Insurance Company or any other person. What is disputed is, the age of the deceased at the time of accident. P.W.3, who was the superior officer

of the deceased, deposed before the lower Court that the deceased would have attained the age of superannuation in the year 1991. The other

material was Ex.A-5/Post-mortem certificate in which there was an opinion regarding the age of the deceased. According to Ex. A-5, on the

general appearance of the deceased, he was aged about 48 years. As contended by the learned Counsel for the appellant, it was possible for the

claimants to produce the Service Register of the deceased. But having regard to the evidence of P.Ws.2 and 3, the non-production of the Service

Register, I think, will have no adverse consequence. Having regard to the evidence record the lower Court came to the conclusion that the

deceased was aged about 50 years and this finding also deserves to be considered.

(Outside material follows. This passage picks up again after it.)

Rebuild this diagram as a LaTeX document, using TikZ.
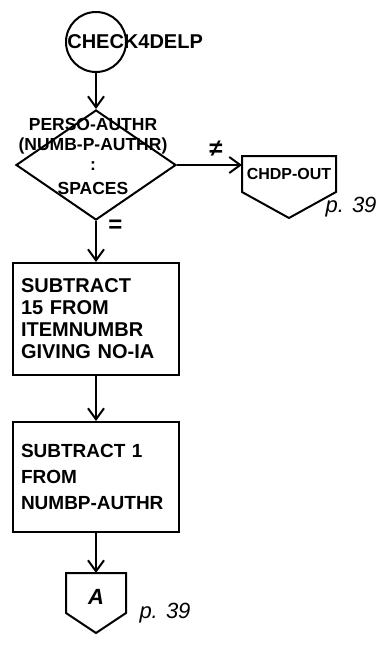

Once the Salary that was being drawn by the deceased was

proved and the age was proved, the consequence that follows would be the computation as arrived at by the learned Addl. Chief Judge. The total

compensation payable to the claimants would be Rs. 1,94,400/-. The learned Addl. Chief Judge has taken the multiples of 2 years for the purpose

of lower scale and six years for the purpose of higher scale on the basis of the evidence on record. Regarding the loss of consortium of P.W.I/the

claimant No. 1, it is fixed at Rs. 5,600/- and thus, he has awarded a total compensation of Rs. 2,00,000/- with 12% interest per annum. This

conclusion of the learned Addl. Chief Judge is based on sound principles of law and evidence on record. Therefore, this aspect of award also does

not call for any interference and I confirm the same.

15. In the result, the C.M.A. is partly allowed. The Judgment and Award passed by the lower Court is modified by holding that the insurance

company/ 5th respondent herein is liable jointly and severally along with the appellant and 4th respondent herein. In all other respects, the Award

and Judgment of the lower Court is hereby confirmed. Having regard to the facts and circumstances of the case, there shall not be any order as to

costs.

16. Before parting with the case, it has been brought to my notice by Mr. Raja Sripathi Rao, the Counsel appearing for the claimants, that in

pursuance of the interim order of this Court, the appellant has deposited the entire amount of Rs. 2,00,00/- with the lower Court, out of which as

per the directions of this Court, the claimants have withdrawn 50% i.e., Rs. 1,00,000/-, of the amount deposited, and the other Rs. 1,00,000/- is

with the lower Court. In view of the finding that I have arrived at, it is clearly that the appellant is entitled to withdraw that Rs. 1,00,000/- now in

deposit with the lower Court and may recover the other Rs. 1,00,000/- withdrawn by the claimants from the Insurance Company/5th respondent

herein, and for the balance amount, the insurance company would be liable to the Claimants.